As composições musicais de Cartola começam a chamar atenção a partir dos anos 1930. Embora poucas pessoas conheçam a história do menino que perdeu a mãe muito cedo, que aprendeu a tocar cavaquinho com o pai e que foi para o Morro da Mangueira aos 11 anos, muitas pessoas conhecem Cartola pelas cores da verde e rosa ou por alguns dos clássicos da música brasileira que ele compôs. Entre as canções, destacam-se Alvorada, O mundo é um moinho e As Rosas não Falam. Suas canções estiveram na voz de grandes intérpretes, entre eles Araci de Almeida, Carmem Miranda, Beth Carvalho e Cazuza. Nos anos 1960 o restaurante Zicartola tinha por comissão de frente o casal mangueirense icônico Dona Zica e Cartola. O local foi reduto dos sambistas cariocas e frequentado por Nelson Cavaquinho, Nara Leão e Paulinho Viola. O disco solo de Cartola foi lançado apenas em 1974, aos 65 anos de idade.

Muitos capítulos seriam necessários para contar a vida de Cartola, que morreu aos 72 anos de idade. Poucos dias antes da sua morte, ele recebeu uma última homenagem vinda de Carlos Drummond Andrade. Assinalo um trecho da crônica que homenageia o sambista:  “Esse Cartola! Desta vez está desiludido e zangado, mas em geral a atitude dele é de franco romantismo, e tudo se resume num título: Sei sentir. Cartola sabe sentir com a suavidade dos que amam pela vocação de amar, e se renovam amando”.

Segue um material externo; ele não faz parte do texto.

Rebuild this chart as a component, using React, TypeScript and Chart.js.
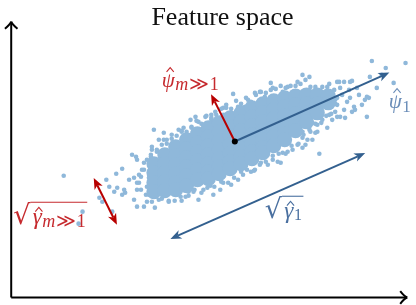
import React, { useEffect, useRef } from "react";
import { Chart, registerables } from "chart.js";

Chart.register(...registerables);

// ---- data (feature-space units) ----
const denseCore: [number, number][] = [
  [144, 134], [144, 125], [144, 115], [144, 106],
  [155, 143], [155, 134], [155, 125], [155, 116], [155, 107],
  [166, 151], [166, 142], [166, 133], [166, 124], [166, 115], [166, 108],
  [177, 158], [177, 149], [177, 140], [177, 131], [177, 122], [177, 112],
  [188, 164], [188, 155], [188, 146], [188, 137], [188, 128], [188, 118],
  [199, 170], [199, 161], [199, 152], [199, 143], [199, 134], [199, 126], [199, 119],
  [210, 175], [210, 166], [210, 157], [210, 148], [210, 139], [210, 131], [210, 124],
  [221, 180], [221, 171], [221, 162], [221, 153], [221, 144], [221, 136], [221, 129],
  [232, 185], [232, 176], [232, 167], [232, 158], [232, 149], [232, 141], [232, 134],
  [243, 190], [243, 181], [243, 172], [243, 163], [243, 154], [243, 146], [243, 139],
  [254, 194], [254, 185], [254, 176], [254, 167], [254, 158], [254, 150], [254, 145],
  [265, 197], [265, 188], [265, 179], [265, 170], [265, 161], [265, 152],
  [276, 200], [276, 191], [276, 182], [276, 173], [276, 164], [276, 158],
  [287, 202], [287, 193], [287, 184], [287, 175], [287, 167],
  [298, 203], [298, 194], [298, 185], [298, 176],
  [309, 203], [309, 194], [309, 185],
  [320, 202], [320, 195],
];

const scatterPoints: [number, number][] = [
  [53, 122], [72, 86], [68, 74], [89, 100], [92, 96], [96, 118], [102, 86],
  [106, 124], [107, 110], [112, 129], [115, 105], [99, 111], [104, 106], [112, 103],
  [114, 108], [122, 143], [126, 141], [124, 120], [119, 118], [127, 138], [134, 135],
  [141, 143], [142, 148], [144, 168], [154, 158], [127, 91], [124, 98], [134, 91],
  [142, 96], [146, 101], [159, 96], [171, 101], [176, 101], [184, 106], [186, 118],
  [129, 115], [131, 121], [139, 120], [137, 111], [144, 110], [151, 106], [154, 103],
  [161, 118], [156, 115], [166, 113], [162, 106], [189, 98], [204, 103], [222, 113],
  [229, 118], [246, 128], [242, 126], [259, 133], [269, 136], [272, 135], [274, 145],
  [279, 146], [294, 150], [311, 144], [294, 160], [297, 153], [304, 158], [309, 166],
  [319, 170], [309, 173], [304, 175], [294, 166], [299, 158], [307, 165], [312, 188],
  [321, 191], [327, 186], [329, 181], [337, 180], [332, 181], [344, 186], [336, 188],
  [346, 191], [339, 196], [342, 200], [357, 198], [361, 200], [359, 181], [347, 188],
  [332, 210], [341, 208], [349, 210], [336, 216], [344, 217], [362, 221], [364, 237],
  [378, 230], [398, 235], [386, 215], [359, 201], [342, 216], [331, 216], [329, 216],
  [326, 208], [317, 206], [319, 211], [307, 208], [297, 206], [294, 223], [301, 221],
  [262, 215], [264, 210], [279, 211], [271, 201], [246, 205], [256, 201], [234, 190],
  [229, 191], [224, 204], [202, 183], [196, 181], [181, 178], [182, 171], [162, 163],
  [142, 151], [149, 158], [169, 168], [189, 176], [214, 190], [239, 198], [251, 206],
  [287, 203], [289, 216], [274, 206], [217, 193], [206, 186], [174, 170], [157, 158],
  [147, 148], [137, 138], [132, 128], [127, 108], [139, 103], [149, 98], [167, 103],
  [179, 106], [194, 108], [201, 112], [214, 115], [211, 108], [234, 123], [251, 133],
  [264, 138], [284, 148], [289, 153], [301, 168], [314, 178], [321, 183], [327, 198],
  [334, 203], [324, 178], [315, 195], [329, 193], [351, 203], [354, 193], [369, 210],
  [374, 223], [186, 181], [154, 165], [172, 166], [202, 178], [214, 183], [236, 191],
  [254, 193],
  // upper fringe of the dense cloud
  [141, 141], [147, 146], [152, 153], [157, 154], [162, 159], [167, 162], [172, 167],
  [177, 166], [182, 170], [187, 177], [192, 174], [197, 182], [202, 180], [207, 183],
  [212, 189], [217, 190], [222, 189], [227, 197], [232, 194], [237, 200], [242, 196],
  [247, 203], [252, 206], [257, 205], [262, 208], [267, 209], [272, 212], [277, 210],
  [282, 212], [287, 212], [292, 214], [297, 218], [302, 211], [307, 211], [314, 211],
  [321, 214],
  // lower fringe of the dense cloud
  [137, 96], [145, 90], [152, 99], [159, 97], [165, 97], [172, 97], [179, 102],
  [185, 108], [192, 105], [198, 110], [205, 111], [212, 116], [219, 115], [225, 120],
  [232, 126], [238, 128], [245, 127], [252, 135], [257, 136], [264, 142], [270, 144],
  [277, 144], [283, 152], [290, 154], [295, 163], [302, 166], [307, 174], [313, 175],
  [318, 182], [323, 184], [324, 203], [327, 194], [322, 198], [329, 200],
  [129, 123], [127, 115], [131, 108], [134, 128], [136, 103],
];

const meanPoint: [number, number] = [225.7, 156.3];
const leadingDirectionTip: [number, number] = [381.7, 225.3];
const minorDirectionTip: [number, number] = [201.7, 203.7];
const leadingSpread: [number, number][] = [[160.7, 58.7], [357.3, 144.7]];
const minorSpread: [number, number][] = [[83.3, 119.7], [106.7, 73]];
const axisOrigin: [number, number] = [0, 0];
const axisEnds: [number, number][] = [[399.7, 0], [0, 276.3]];

// label anchors (left edge, baseline) in feature-space units
const labelPsiM: [number, number] = [152, 211];
const labelPsi1: [number, number] = [381, 190];
const labelGamma1: [number, number] = [256, 80];
const labelGammaM: [number, number] = [2, 74];

const DOT = "#8fb8da";
const BLUE = "#33608f";
const RED = "#b80000";
const RED_TXT = "#c62a2e";
const BLUE_TXT = "#6a8db8";
const BLUE_TXT2 = "#4a70a0";
const MATH = "'Liberation Serif', 'DejaVu Serif', serif";

type Pt = [number, number];
type Piece = { t: string; f: string; dy?: number; dx?: number; hat?: number };

function head(ctx: CanvasRenderingContext2D, tip: Pt, ang: number) {
  const L = 11, W = 4.5, notch = 3;
  const ca = Math.cos(ang), sa = Math.sin(ang);
  const bx = tip[0] - L * ca, by = tip[1] - L * sa;
  ctx.beginPath();
  ctx.moveTo(tip[0], tip[1]);
  ctx.lineTo(bx - W * sa, by + W * ca);
  ctx.lineTo(tip[0] - (L - notch) * ca, tip[1] - (L - notch) * sa);
  ctx.lineTo(bx + W * sa, by - W * ca);
  ctx.closePath();
  ctx.fill();
}

function arrow(ctx: CanvasRenderingContext2D, a: Pt, b: Pt, color: string, startHead: boolean) {
  const ang = Math.atan2(b[1] - a[1], b[0] - a[0]);
  const ca = Math.cos(ang), sa = Math.sin(ang);
  const cut = 8;
  const s: Pt = startHead ? [a[0] + cut * ca, a[1] + cut * sa] : a;
  const e: Pt = [b[0] - cut * ca, b[1] - cut * sa];
  ctx.strokeStyle = color;
  ctx.fillStyle = color;
  ctx.lineWidth = 2;
  ctx.beginPath();
  ctx.moveTo(s[0], s[1]);
  ctx.lineTo(e[0], e[1]);
  ctx.stroke();
  head(ctx, b, ang);
  if (startHead) head(ctx, a, ang + Math.PI);
}

function chevron(ctx: CanvasRenderingContext2D, tip: Pt, ang: number) {
  const back = 7, side = 6.3;
  const ca = Math.cos(ang), sa = Math.sin(ang);
  ctx.beginPath();
  for (const sgn of [1, -1]) {
    const sx = tip[0] - back * ca - sgn * side * sa;
    const sy = tip[1] - back * sa + sgn * side * ca;
    const cx = tip[0] - 0.45 * back * ca - sgn * 0.2 * side * sa;
    const cy = tip[1] - 0.45 * back * sa + sgn * 0.2 * side * ca;
    ctx.moveTo(sx, sy);
    ctx.quadraticCurveTo(cx, cy, tip[0], tip[1]);
  }
  ctx.stroke();
}

function pieces(ctx: CanvasRenderingContext2D, x0: number, base: number, parts: Piece[]) {
  let x = x0;
  for (const p of parts) {
    ctx.font = p.f;
    x += p.dx || 0;
    const w = ctx.measureText(p.t).width;
    ctx.fillText(p.t, x, base + (p.dy || 0));
    if (p.hat) {
      // circumflex accent above the glyph
      const cx = x + w * 0.55 + 1.2;
      const by = base - p.hat;
      ctx.save();
      ctx.strokeStyle = ctx.fillStyle as string;
      ctx.lineWidth = 1.1;
      ctx.beginPath();
      ctx.moveTo(cx - 3.6, by);
      ctx.lineTo(cx, by - 4.2);
      ctx.lineTo(cx + 3.6, by);
      ctx.stroke();
      ctx.restore();
    }
    x += w;
  }
  return x;
}

function radical(ctx: CanvasRenderingContext2D, x0: number, base: number, size: number, parts: Piece[]) {
  ctx.font = `${size}px 'DejaVu Serif', serif`;
  const m = ctx.measureText("\u221A");
  ctx.fillText("\u221A", x0, base);
  const top = base - m.actualBoundingBoxAscent;
  const startX = x0 + m.actualBoundingBoxRight;
  const end = pieces(ctx, startX + 1.5, base, parts);
  ctx.lineWidth = 1.1;
  ctx.beginPath();
  ctx.moveTo(startX - 0.8, top + 0.6);
  ctx.lineTo(end + 1.5, top + 0.6);
  ctx.stroke();
}

const overlay = {
  id: "featureOverlay",
  afterDatasetsDraw(chart: any) {
    const { ctx } = chart;
    const xs = chart.scales.x, ys = chart.scales.y;
    const P = (p: Pt): Pt => [xs.getPixelForValue(p[0]), ys.getPixelForValue(p[1])];
    ctx.save();
    // axes
    const o = P(axisOrigin);
    ctx.strokeStyle = "#000";
    ctx.lineWidth = 2;
    ctx.lineCap = "butt";
    for (const e of axisEnds) {
      const pe = P(e);
      ctx.beginPath();
      ctx.moveTo(o[0], o[1]);
      ctx.lineTo(pe[0], pe[1]);
      ctx.stroke();
      chevron(ctx, pe, Math.atan2(pe[1] - o[1], pe[0] - o[0]));
    }
    // arrows
    const c = P(meanPoint);
    arrow(ctx, c, P(leadingDirectionTip), BLUE, false);
    arrow(ctx, c, P(minorDirectionTip), RED, false);
    arrow(ctx, P(leadingSpread[0]), P(leadingSpread[1]), BLUE, true);
    arrow(ctx, P(minorSpread[0]), P(minorSpread[1]), RED, true);
    ctx.fillStyle = "#000";
    ctx.beginPath();
    ctx.arc(c[0], c[1], 3, 0, Math.PI * 2);
    ctx.fill();

    ctx.textBaseline = "alphabetic";
    ctx.textAlign = "left";
    // psi_{m>>1}
    ctx.fillStyle = RED_TXT;
    let a = P(labelPsiM);
    pieces(ctx, a[0], a[1], [
      { t: "\u03C8", f: `italic 21px ${MATH}`, hat: 15 },
      { t: "m", f: `italic 18px ${MATH}`, dy: 3, dx: 0.5 },
      { t: "\u226B", f: `19px 'DejaVu Serif', serif`, dy: 3, dx: 0.5 },
      { t: "1", f: `18px ${MATH}`, dy: 3, dx: 1 },
    ]);
    // psi_1
    ctx.fillStyle = BLUE_TXT;
    a = P(labelPsi1);
    pieces(ctx, a[0], a[1], [
      { t: "\u03C8", f: `italic 21px ${MATH}`, hat: 15 },
      { t: "1", f: `17px ${MATH}`, dy: 4, dx: 0.5 },
    ]);
    // sqrt gamma_1
    ctx.fillStyle = BLUE_TXT2;
    ctx.strokeStyle = BLUE_TXT2;
    a = P(labelGamma1);
    radical(ctx, a[0], a[1], 27, [
      { t: "\u03B3", f: `italic 23px ${MATH}`, hat: 12 },
      { t: "1", f: `16px ${MATH}`, dy: 2, dx: 0.5 },
    ]);
    // sqrt gamma_{m>>1}
    ctx.fillStyle = RED_TXT;
    ctx.strokeStyle = RED_TXT;
    a = P(labelGammaM);
    radical(ctx, a[0], a[1], 27, [
      { t: "\u03B3", f: `italic 23px ${MATH}`, hat: 12 },
      { t: "m", f: `italic 18px ${MATH}`, dy: 3, dx: 0.5 },
      { t: "\u226B", f: `19px 'DejaVu Serif', serif`, dy: 3, dx: 0.5 },
      { t: "1", f: `18px ${MATH}`, dy: 3, dx: 1 },
    ]);
    ctx.restore();
  },
};

export default function App() {
  const ref = useRef<HTMLCanvasElement | null>(null);
  useEffect(() => {
    if (!ref.current) return;
    const chart = new Chart(ref.current, {
      type: "scatter",
      data: {
        datasets: [
          {
            data: denseCore.map(([x, y]) => ({ x, y })),
            pointRadius: 7.5,
            pointHoverRadius: 7.5,
            backgroundColor: DOT,
            borderWidth: 0,
          },
          {
            data: scatterPoints.map(([x, y]) => ({ x, y })),
            pointRadius: 2.3,
            pointHoverRadius: 2.3,
            backgroundColor: DOT,
            borderWidth: 0,
          },
        ],
      },
      options: {
        responsive: false,
        animation: false,
        devicePixelRatio: 1,
        events: [],
        layout: { padding: { left: 33, right: 4, top: 0, bottom: 7 } },
        scales: {
          x: { type: "linear", min: 22, max: 401, display: false },
          y: { type: "linear", min: 0, max: 267, display: false },
        },
        plugins: {
          legend: { display: false },
          tooltip: { enabled: false },
          title: {
            display: true,
            text: "Feature space",
            color: "#111",
            font: { family: "'Liberation Serif', serif", size: 26, weight: "normal", lineHeight: 1 },
            padding: { top: 5, bottom: 0 },
          },
        },
      },
      plugins: [overlay],
    } as any);
    return () => chart.destroy();
  }, []);
  return (
    <div style={{ position: "fixed", left: 0, top: 0, width: 416, height: 305, background: "#fff" }}>
      <canvas ref={ref} width={416} height={305} style={{ display: "block" }} />
    </div>
  );
}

Cartola foi sepultado ao toque do bumbo e o coro de uma multidão cantarolando: “Queixo-me às rosas/ Que bobagem/ As rosas não falam/ Simplesmente as rosas exalam/ O perfume que roubam de ti”. Pudessem as rosas ditar a relevância de Cartola para a música brasileira. Quisera que estas mesmas rosas dessem conta de decifrar a delicadeza com que o sambista compôs memoráveis versos, ou quem sabe, ainda, decifrar os anos discretamente vividos, contrariando todas adversidades. E, passados tantos anos, sua produção mantém-se viva em nossa memória. Como bem disse Nelson Sargento: “Cartola não existiu, foi um sonho que a gente teve”.